Am nächsten Morgen wurden wir dann von einem kleinen Gitarrenkonzert von unserem Host geweckt und später von seinem Bruder bekocht – nice.

Das Bedürfnis nach Zweisamkeit und ein wenig Ruhe war dann aber doch da und wir waren glücklich die nächsten Nächte in einem Airbnb in Belgrad verbringen zu können. Weiterhin macht sich eine solche Unterkunft immer gut, um mit den Liebsten aus der Heimat in Kontakt zu treten, die dreckige Wäsche durchzuwaschen und erholsam zu schlafen. Das haben wir gut genutzt.

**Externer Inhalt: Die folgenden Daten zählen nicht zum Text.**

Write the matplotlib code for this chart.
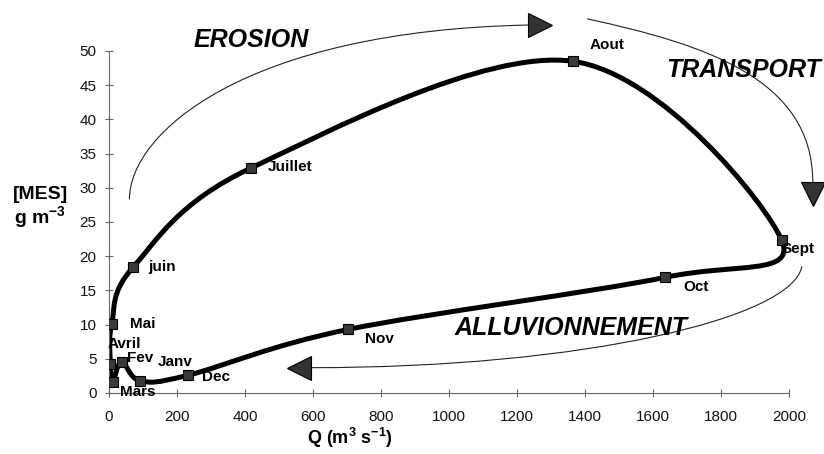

Immernoch müde gingen wir dann heute eine kurze Besichtigung der Stadt und der Burg in Belgrad an, gönnten uns einen Restaurantbesuch und holten uns Tipps und Tricks von zwei anderen Radreisenden ein, die sich bereits auf dem asiatischen Kontinent befinden.

Achso und Justin bekam seinen ersten Haarschnitt von mir allein: gut, dass ich noch ein bisschen Zeit zum üben habe – die Friseurprüfung hätte ich damit vermutlich nicht bestanden. Aber jetzt ist auch langsam mal gut und wir verabschieden uns dann mal von euch. Doviđenja!